WHAT YOU NEED TO DO »
Copy exactly the lines from the beginning of the data down to and including the line holding "(C) at (484.5,338.5)", without any pictures.

%%

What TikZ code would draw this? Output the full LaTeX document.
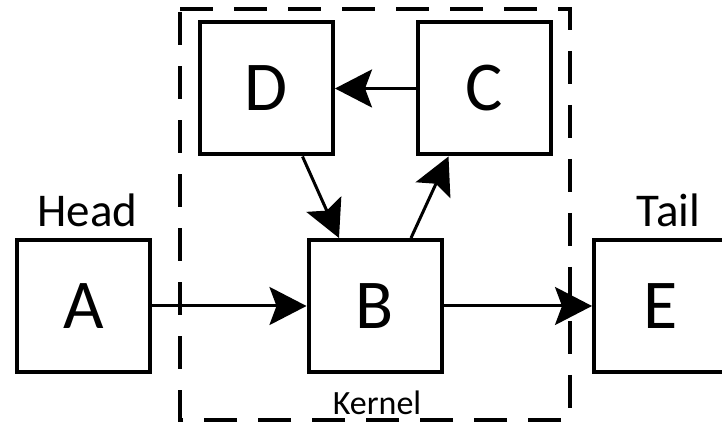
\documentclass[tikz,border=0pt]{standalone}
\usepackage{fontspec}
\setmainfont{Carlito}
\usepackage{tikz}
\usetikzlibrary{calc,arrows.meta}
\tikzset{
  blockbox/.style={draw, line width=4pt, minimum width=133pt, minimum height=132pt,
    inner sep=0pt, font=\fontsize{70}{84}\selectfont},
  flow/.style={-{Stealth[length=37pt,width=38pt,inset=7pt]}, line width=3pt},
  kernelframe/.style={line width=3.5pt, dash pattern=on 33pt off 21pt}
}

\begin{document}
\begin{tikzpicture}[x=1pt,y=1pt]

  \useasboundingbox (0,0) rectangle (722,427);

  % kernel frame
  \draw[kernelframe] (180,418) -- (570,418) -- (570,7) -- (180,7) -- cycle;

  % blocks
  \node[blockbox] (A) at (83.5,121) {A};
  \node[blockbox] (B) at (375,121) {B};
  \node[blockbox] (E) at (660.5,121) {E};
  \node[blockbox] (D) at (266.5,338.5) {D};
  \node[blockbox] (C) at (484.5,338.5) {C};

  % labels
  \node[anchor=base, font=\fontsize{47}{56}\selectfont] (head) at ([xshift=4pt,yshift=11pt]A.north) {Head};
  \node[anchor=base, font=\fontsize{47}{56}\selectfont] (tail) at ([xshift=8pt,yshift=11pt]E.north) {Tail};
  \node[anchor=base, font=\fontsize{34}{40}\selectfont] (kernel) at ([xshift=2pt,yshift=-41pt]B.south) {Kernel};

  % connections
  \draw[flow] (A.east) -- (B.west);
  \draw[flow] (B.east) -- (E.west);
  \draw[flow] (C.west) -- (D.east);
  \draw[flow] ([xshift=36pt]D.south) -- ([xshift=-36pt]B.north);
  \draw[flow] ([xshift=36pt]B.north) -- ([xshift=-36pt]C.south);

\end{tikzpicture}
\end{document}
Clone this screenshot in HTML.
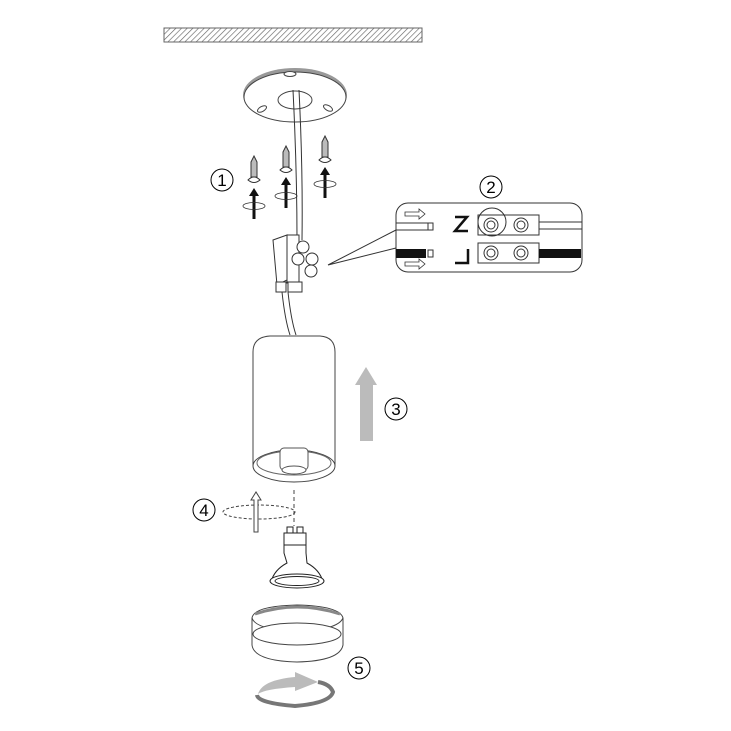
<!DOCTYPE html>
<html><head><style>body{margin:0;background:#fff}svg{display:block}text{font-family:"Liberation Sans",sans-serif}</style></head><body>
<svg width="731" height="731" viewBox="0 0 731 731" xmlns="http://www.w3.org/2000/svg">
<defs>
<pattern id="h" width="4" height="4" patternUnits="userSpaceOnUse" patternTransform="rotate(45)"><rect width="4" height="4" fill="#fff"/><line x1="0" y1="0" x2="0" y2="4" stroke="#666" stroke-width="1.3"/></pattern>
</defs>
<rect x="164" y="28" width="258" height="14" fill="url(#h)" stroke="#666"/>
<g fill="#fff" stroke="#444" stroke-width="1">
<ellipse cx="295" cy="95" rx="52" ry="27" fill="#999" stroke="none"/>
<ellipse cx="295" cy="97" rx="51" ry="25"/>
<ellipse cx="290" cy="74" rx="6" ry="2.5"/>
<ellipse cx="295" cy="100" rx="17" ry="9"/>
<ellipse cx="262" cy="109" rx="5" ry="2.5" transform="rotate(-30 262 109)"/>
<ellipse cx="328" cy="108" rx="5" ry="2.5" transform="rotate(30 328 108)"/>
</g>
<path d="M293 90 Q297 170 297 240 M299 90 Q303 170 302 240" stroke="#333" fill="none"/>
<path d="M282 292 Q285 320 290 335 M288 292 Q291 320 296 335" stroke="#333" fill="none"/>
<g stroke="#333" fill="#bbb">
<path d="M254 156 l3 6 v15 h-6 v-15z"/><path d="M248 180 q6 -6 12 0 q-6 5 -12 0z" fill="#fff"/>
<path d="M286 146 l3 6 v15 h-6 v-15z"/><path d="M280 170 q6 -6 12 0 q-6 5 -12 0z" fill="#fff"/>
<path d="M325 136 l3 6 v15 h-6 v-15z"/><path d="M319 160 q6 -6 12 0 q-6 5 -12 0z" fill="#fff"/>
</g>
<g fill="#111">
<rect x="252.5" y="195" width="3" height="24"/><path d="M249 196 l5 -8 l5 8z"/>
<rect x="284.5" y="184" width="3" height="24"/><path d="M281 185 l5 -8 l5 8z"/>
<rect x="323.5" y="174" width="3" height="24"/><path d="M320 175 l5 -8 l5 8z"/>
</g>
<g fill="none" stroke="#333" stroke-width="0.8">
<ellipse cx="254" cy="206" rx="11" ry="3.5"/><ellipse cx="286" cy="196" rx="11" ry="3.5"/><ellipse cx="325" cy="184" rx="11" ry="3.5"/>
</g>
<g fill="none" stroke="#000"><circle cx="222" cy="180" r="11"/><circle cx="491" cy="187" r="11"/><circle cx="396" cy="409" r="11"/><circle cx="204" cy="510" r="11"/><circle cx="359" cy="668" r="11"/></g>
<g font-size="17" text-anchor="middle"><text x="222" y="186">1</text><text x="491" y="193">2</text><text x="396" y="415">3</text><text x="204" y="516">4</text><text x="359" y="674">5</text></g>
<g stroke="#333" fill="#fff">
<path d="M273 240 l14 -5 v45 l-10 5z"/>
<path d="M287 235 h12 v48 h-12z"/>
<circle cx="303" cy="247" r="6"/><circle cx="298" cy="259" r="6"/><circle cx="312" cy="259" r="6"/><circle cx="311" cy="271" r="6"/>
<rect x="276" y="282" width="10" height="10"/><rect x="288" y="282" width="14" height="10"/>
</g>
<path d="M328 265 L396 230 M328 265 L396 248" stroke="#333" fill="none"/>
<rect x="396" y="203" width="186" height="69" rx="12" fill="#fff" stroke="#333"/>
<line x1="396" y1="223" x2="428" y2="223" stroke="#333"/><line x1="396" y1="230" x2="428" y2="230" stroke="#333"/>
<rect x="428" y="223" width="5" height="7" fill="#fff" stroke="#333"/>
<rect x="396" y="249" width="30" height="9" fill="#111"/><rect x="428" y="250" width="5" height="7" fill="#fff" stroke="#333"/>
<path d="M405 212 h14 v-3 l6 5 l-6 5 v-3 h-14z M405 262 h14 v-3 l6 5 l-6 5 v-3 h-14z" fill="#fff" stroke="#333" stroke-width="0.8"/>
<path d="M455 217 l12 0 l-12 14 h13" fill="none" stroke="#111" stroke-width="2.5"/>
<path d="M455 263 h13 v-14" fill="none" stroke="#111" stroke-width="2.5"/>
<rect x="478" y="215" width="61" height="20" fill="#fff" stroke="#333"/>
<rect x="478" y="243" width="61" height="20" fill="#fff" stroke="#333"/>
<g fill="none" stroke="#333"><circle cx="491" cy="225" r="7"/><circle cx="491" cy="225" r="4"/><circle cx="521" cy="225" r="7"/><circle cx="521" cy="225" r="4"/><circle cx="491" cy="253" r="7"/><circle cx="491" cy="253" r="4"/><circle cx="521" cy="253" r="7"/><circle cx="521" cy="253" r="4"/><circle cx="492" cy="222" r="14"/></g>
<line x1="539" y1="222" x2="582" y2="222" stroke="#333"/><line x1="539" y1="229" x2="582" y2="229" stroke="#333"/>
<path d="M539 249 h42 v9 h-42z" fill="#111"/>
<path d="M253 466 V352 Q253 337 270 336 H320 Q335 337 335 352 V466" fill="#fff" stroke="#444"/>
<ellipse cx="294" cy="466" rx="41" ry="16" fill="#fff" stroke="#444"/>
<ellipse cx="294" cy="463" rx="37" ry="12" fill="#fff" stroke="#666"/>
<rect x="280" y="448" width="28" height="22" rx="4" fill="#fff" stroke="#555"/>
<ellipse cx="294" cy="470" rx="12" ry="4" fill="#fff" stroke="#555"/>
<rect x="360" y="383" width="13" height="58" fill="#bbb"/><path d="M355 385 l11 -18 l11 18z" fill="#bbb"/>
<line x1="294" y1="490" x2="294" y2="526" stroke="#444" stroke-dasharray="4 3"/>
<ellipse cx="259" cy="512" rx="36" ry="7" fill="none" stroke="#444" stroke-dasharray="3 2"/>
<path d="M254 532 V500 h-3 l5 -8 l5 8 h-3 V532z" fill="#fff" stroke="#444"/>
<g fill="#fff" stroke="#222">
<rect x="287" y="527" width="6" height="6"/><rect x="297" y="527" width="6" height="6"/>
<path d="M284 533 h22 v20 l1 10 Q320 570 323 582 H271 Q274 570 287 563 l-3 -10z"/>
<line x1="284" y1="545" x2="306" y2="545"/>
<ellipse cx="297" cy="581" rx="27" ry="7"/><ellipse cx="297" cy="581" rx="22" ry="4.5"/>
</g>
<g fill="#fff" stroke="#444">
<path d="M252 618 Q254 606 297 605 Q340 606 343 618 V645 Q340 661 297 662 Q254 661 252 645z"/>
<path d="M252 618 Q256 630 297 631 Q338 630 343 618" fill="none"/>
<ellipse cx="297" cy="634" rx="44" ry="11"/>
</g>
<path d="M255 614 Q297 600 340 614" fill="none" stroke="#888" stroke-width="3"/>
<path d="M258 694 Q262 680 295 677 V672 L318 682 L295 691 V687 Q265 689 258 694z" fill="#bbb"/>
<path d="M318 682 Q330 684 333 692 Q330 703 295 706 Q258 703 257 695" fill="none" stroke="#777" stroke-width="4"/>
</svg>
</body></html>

%%

THE REPLY »
What TikZ code would draw this? Output the full LaTeX document.
\documentclass[tikz,border=0pt]{standalone}
\usepackage{fontspec}
\setmainfont{Carlito}
\usepackage{tikz}
\usetikzlibrary{calc,arrows.meta}
\tikzset{
  blockbox/.style={draw, line width=4pt, minimum width=133pt, minimum height=132pt,
    inner sep=0pt, font=\fontsize{70}{84}\selectfont},
  flow/.style={-{Stealth[length=37pt,width=38pt,inset=7pt]}, line width=3pt},
  kernelframe/.style={line width=3.5pt, dash pattern=on 33pt off 21pt}
}

\begin{document}
\begin{tikzpicture}[x=1pt,y=1pt]

  \useasboundingbox (0,0) rectangle (722,427);

  % kernel frame
  \draw[kernelframe] (180,418) -- (570,418) -- (570,7) -- (180,7) -- cycle;

  % blocks
  \node[blockbox] (A) at (83.5,121) {A};
  \node[blockbox] (B) at (375,121) {B};
  \node[blockbox] (E) at (660.5,121) {E};
  \node[blockbox] (D) at (266.5,338.5) {D};
  \node[blockbox] (C) at (484.5,338.5) {C};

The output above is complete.